L'un des objectifs de la Federal Reserve dans l'adoption de sa nouvelle stratégie monétaire est de réduire le risque de déflation. Il y a sur ce point un enjeu conjoncturel fort. En effet, les ménages américains sont toujours très endettés malgré une dynamique de désendettement amorcée il y a plus de deux ans. Si l'économie venait à entrer en déflation, l'impact sur la dynamique interne serait extrêmement négatif et viendrait fortement pénaliser la phase cyclique actuelle.
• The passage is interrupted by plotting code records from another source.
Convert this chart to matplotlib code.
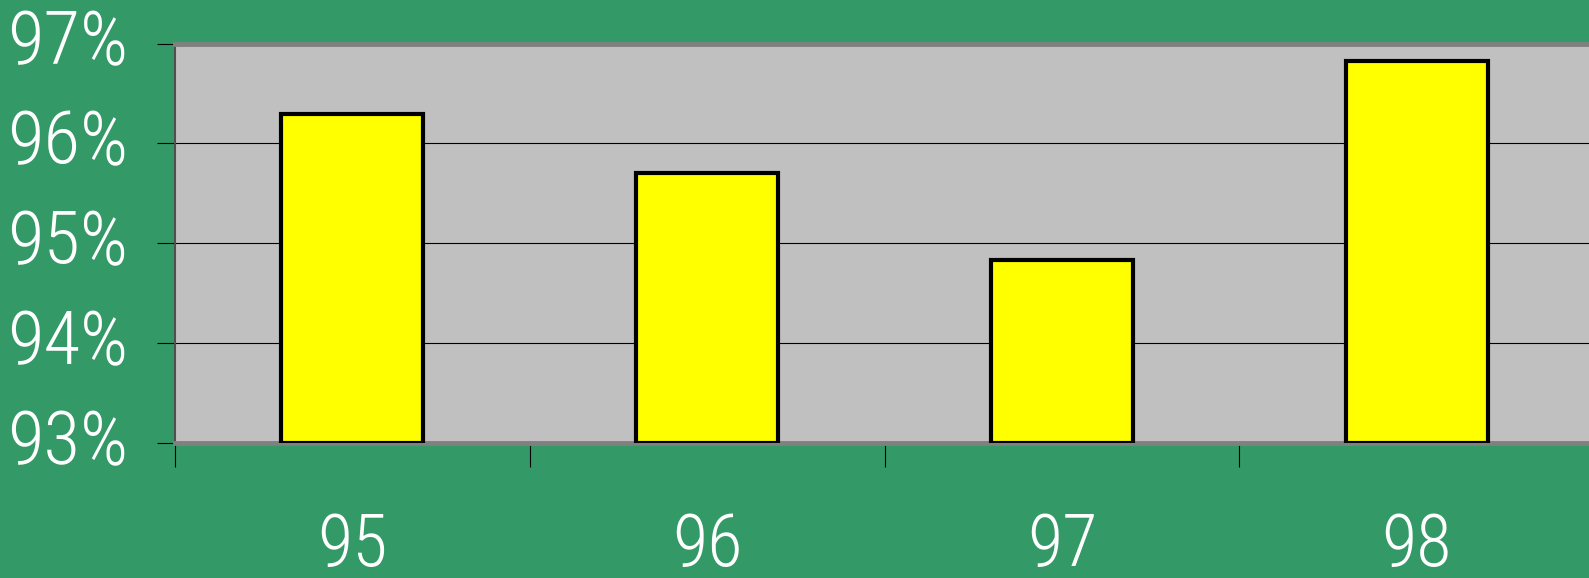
import matplotlib
matplotlib.use('Agg')
import matplotlib.pyplot as plt
from matplotlib.ticker import FixedLocator
from matplotlib.transforms import ScaledTranslation

# data
years = ['95', '96', '97', '98']
share = [96.29, 95.70, 94.83, 96.83]
y_ticks = [93, 94, 95, 96, 97]
y_labels = ['93%', '94%', '95%', '96%', '97%']

GREEN = '#339966'
WALL = '#C0C0C0'
FRAME = '#808080'

plt.rcParams['font.family'] = ['Roboto Condensed', 'DejaVu Sans']
plt.rcParams['font.weight'] = 300

fig = plt.figure(figsize=(15.89, 5.78), dpi=100, facecolor=GREEN)
ax = fig.add_axes([0.1101, 0.2336, 0.8899, 0.6911])
ax.set_facecolor(WALL)

x = list(range(len(years)))
ax.bar(x, [v - y_ticks[0] for v in share], bottom=y_ticks[0], width=0.4,
       color='#FFFF00', edgecolor='black', linewidth=3, zorder=3)

ax.set_xlim(-0.5, 3.485)
ax.set_ylim(y_ticks[0], y_ticks[-1])

ax.set_yticks(y_ticks)
ax.set_yticklabels(y_labels)
ax.yaxis.grid(True, color='black', linewidth=0.8, zorder=1)
ax.tick_params(axis='y', length=13, width=0.8, color='black', pad=21,
               labelsize=54, labelcolor='white')
# labels sit a little above their tick in the original
lift = ScaledTranslation(0, 7 / 100, fig.dpi_scale_trans)
for lab in ax.get_yticklabels():
    lab.set_transform(lab.get_transform() + lift)

ax.set_xticks(x)
ax.set_xticklabels(years)
ax.xaxis.set_minor_locator(FixedLocator([-0.5, 0.5, 1.5, 2.5]))
ax.tick_params(axis='x', which='major', length=0, pad=49,
               labelsize=52, labelcolor='white')
ax.tick_params(axis='x', which='minor', length=17, width=0.8, color='black')

for side in ['top', 'bottom']:
    ax.spines[side].set_color(FRAME)
    ax.spines[side].set_linewidth(3.5)
ax.spines['left'].set_color('#505050')
ax.spines['left'].set_linewidth(1.5)
ax.spines['right'].set_visible(False)

fig.savefig('out.png', dpi=100, facecolor=GREEN)
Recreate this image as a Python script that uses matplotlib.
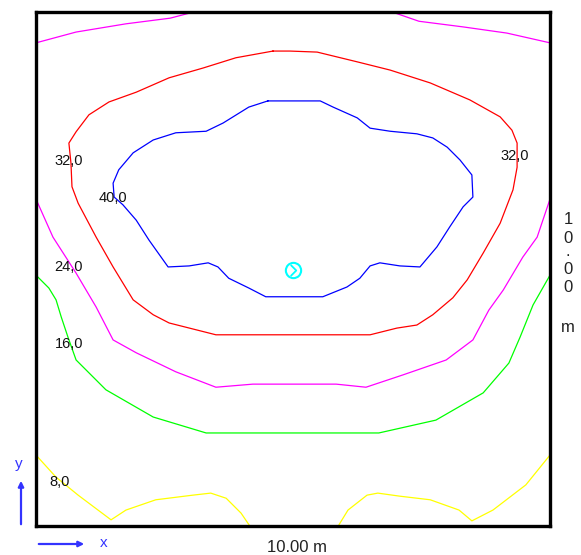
import matplotlib
matplotlib.use("Agg")
import matplotlib.pyplot as plt
from matplotlib.path import Path

plt.rcParams['font.family'] = ['Liberation Sans', 'DejaVu Sans']

# Room size (m)
room_w = 10.0
room_h = 10.0

# Isolines (x, y in metres)
mag_top_left_x = [0.00, 0.78, 1.75, 2.61, 3.07]
mag_top_left_y = [9.40, 9.61, 9.77, 9.88, 10.00]
mag_top_right_x = [6.93, 7.45, 8.31, 9.16, 10.00]
mag_top_right_y = [10.00, 9.82, 9.71, 9.59, 9.40]

red_x = [4.61, 4.94, 5.47, 6.25, 6.89, 7.67, 8.44, 9.03, 9.26, 9.36, 9.36, 9.28, 9.03,
         8.70, 8.39, 8.11, 7.72, 7.41, 7.02, 6.50, 3.50, 2.59, 2.28, 1.89, 1.50, 1.17,
         0.82, 0.70, 0.68, 0.64, 0.78, 1.03, 1.42, 1.95, 2.59, 3.25, 3.89, 4.61]
red_y = [9.24, 9.24, 9.22, 9.03, 8.87, 8.62, 8.29, 7.96, 7.70, 7.45, 6.98, 6.54, 5.89,
         5.31, 4.79, 4.44, 4.11, 3.91, 3.85, 3.72, 3.72, 3.95, 4.11, 4.40, 5.04, 5.62,
         6.28, 6.60, 7.06, 7.45, 7.67, 8.00, 8.25, 8.44, 8.72, 8.91, 9.11, 9.24]

blue_x = [4.51, 5.53, 5.78, 6.25, 6.50, 6.89, 7.41, 7.72, 8.00, 8.25, 8.48, 8.50, 8.31,
          8.05, 7.80, 7.47, 7.08, 6.69, 6.50, 6.30, 6.05, 5.58, 4.47, 4.14, 3.75, 3.54,
          3.35, 2.98, 2.57, 2.20, 1.95, 1.69, 1.52, 1.50, 1.61, 1.89, 2.28, 2.72, 3.31,
          3.64, 4.14, 4.51]
blue_y = [8.27, 8.27, 8.15, 7.94, 7.74, 7.68, 7.63, 7.55, 7.37, 7.12, 6.83, 6.40, 6.21,
          5.82, 5.43, 5.04, 5.06, 5.12, 5.06, 4.82, 4.65, 4.46, 4.46, 4.63, 4.82, 5.04,
          5.12, 5.06, 5.04, 5.56, 5.95, 6.25, 6.40, 6.67, 6.93, 7.26, 7.51, 7.65, 7.68,
          7.84, 8.15, 8.27]

mag_mid_x = [0.00, 0.33, 0.78, 1.17, 1.50, 1.95, 2.72, 3.50, 4.22, 5.84, 6.42, 7.14,
             7.98, 8.50, 8.81, 9.09, 9.47, 9.75, 10.00]
mag_mid_y = [6.36, 5.62, 4.92, 4.26, 3.62, 3.37, 3.00, 2.70, 2.76, 2.76, 2.70, 2.94,
             3.23, 3.62, 4.20, 4.59, 5.23, 5.62, 6.36]

green_x = [0.00, 0.25, 0.39, 0.49, 0.62, 0.78, 1.36, 2.28, 3.31, 6.67, 7.78, 8.70,
           9.20, 9.42, 9.67, 10.00]
green_y = [4.88, 4.63, 4.40, 4.07, 3.68, 3.23, 2.65, 2.12, 1.81, 1.81, 2.06, 2.59,
           3.17, 3.68, 4.30, 4.88]

yel_left_x = [0.00, 0.39, 0.82, 1.46, 1.75, 2.33, 3.05, 3.40, 3.70, 3.99, 4.16]
yel_left_y = [1.38, 0.95, 0.60, 0.12, 0.31, 0.51, 0.60, 0.64, 0.54, 0.25, 0.00]
yel_right_x = [5.88, 6.07, 6.44, 6.65, 7.08, 7.67, 8.23, 8.48, 8.89, 9.53, 10.00]
yel_right_y = [0.00, 0.31, 0.60, 0.64, 0.58, 0.51, 0.31, 0.10, 0.31, 0.80, 1.38]

# Isoline labels
label_text = ["32,0", "32,0", "40,0", "24,0", "16,0", "8,0"]
label_x = [0.64, 9.32, 1.50, 0.64, 0.64, 0.45]
label_y = [7.10, 7.20, 6.38, 5.04, 3.54, 0.86]

# Luminaire
lum_x = [5.0]
lum_y = [4.98]

W, H = 581, 555
fig = plt.figure(figsize=(W / 100, H / 100), dpi=100)
ax = fig.add_axes([36 / W, 1 - 526 / H, 514 / W, 514 / H])
ax.set_xlim(0, room_w)
ax.set_ylim(0, room_h)
ax.set_xticks([])
ax.set_yticks([])
for s in ax.spines.values():
    s.set_linewidth(2.4)
    s.set_color('black')

lw = 0.9
ax.plot(mag_top_left_x, mag_top_left_y, color='#ff00ff', lw=lw)
ax.plot(mag_top_right_x, mag_top_right_y, color='#ff00ff', lw=lw)
ax.plot(red_x, red_y, color='#ff0000', lw=lw)
ax.plot(blue_x, blue_y, color='#0000ff', lw=lw)
ax.plot(mag_mid_x, mag_mid_y, color='#ff00ff', lw=lw)
ax.plot(green_x, green_y, color='#00ff00', lw=lw)
ax.plot(yel_left_x, yel_left_y, color='#ffff00', lw=lw)
ax.plot(yel_right_x, yel_right_y, color='#ffff00', lw=lw)

for t, x, y in zip(label_text, label_x, label_y):
    ax.text(x, y, t, fontsize=10.5, color='#111111', ha='center', va='center')

# luminaire symbol
chev = Path([(-0.25, 0.5), (0.25, 0.0), (-0.25, -0.5)],
            [Path.MOVETO, Path.LINETO, Path.LINETO])
ax.plot(lum_x, lum_y, marker='o', ms=11, mfc='none', mec='#00ffff', mew=1.5, ls='none')
ax.plot(lum_x, lum_y, marker=chev, ms=8, mfc='none', mec='#00ffff', mew=1.3, ls='none')

# axis arrows
arrow_col = '#3333ff'
fig.patches.append(matplotlib.patches.FancyArrowPatch(
    (21, 555 - 527), (21, 555 - 478), transform=None, arrowstyle='-|>',
    mutation_scale=8, color=arrow_col, lw=1.6))
fig.patches.append(matplotlib.patches.FancyArrowPatch(
    (36, 555 - 544), (87, 555 - 544), transform=None, arrowstyle='-|>',
    mutation_scale=8, color=arrow_col, lw=1.6))
fig.text(19 / W, 1 - 464 / H, 'y', color=arrow_col, fontsize=11, ha='center', va='center')
fig.text(104 / W, 1 - 543 / H, 'x', color=arrow_col, fontsize=11, ha='center', va='center')

fig.text(297 / W, 1 - 547 / H, '10.00 m', fontsize=12, ha='center', va='center', color='#222222')

vchars = ['1', '0', '.', '0', '0', 'm']
vys = [220, 238, 252, 270, 288, 327]
for c, yy in zip(vchars, vys):
    fig.text(568 / W, 1 - yy / H, c, fontsize=12, ha='center', va='center', color='#222222')

fig.savefig('out.png', dpi=100)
C'est une situation que la Fed veut absolument éviter et cela explique probablement l’essentiel de sa nouvelle stratégie.

– En Europe

L'hétérogénéité semble être le maître mot en cette fin 2010 avec la distinction entre trois modes de croissance :

  • en Allemagne, avec une croissance dépendante de l'activité globale qui continuera de bénéficier de cette situation en 2011 si l'ajustement des pays émergents vers un sentier de croissance soutenable s'achève ;
  • en France où la croissance est tout à la fois modérée et limitée, avec une demande interne robuste mais aussi une forte dégradation des échanges à l'exportation (la croissance ne peut alors pas connaître de réelle reprise); 
  • dans les pays dits "périphériques" où la situation est complexe. En effet, leur modèle de croissance ne fonctionne plus et les déséquilibres des finances publiques se sont accumulés. Leur capacité à résoudre cette équation s’en retrouve d’autant plus limitée.

Une solution collective s’avère donc nécessaire. Mais cela signifie qu'il faut créer de nouvelles institutions au sein desquelles l'ensemble des participants au financement des pays "périphériques" trouve son compte : gouvernements comme investisseurs. Cette nouvelle construction devrait permettre de solidifier la dynamique européenne.

Conclusion

La situation globale est complexe car le choc subi lors d'une crise financière est toujours très long à absorber. Cette absorption exige des politiques qui ne soient pas toutes systématiquement contraignantes, car la dynamique de l'activité et de l'emploi reste fragile dans cette phase d'ajustement. Or, dans un monde qui bouge et où les équilibres évoluent entre pays industrialisés et émergents, prendre le risque d'une dynamique interne durablement fragile est périlleux.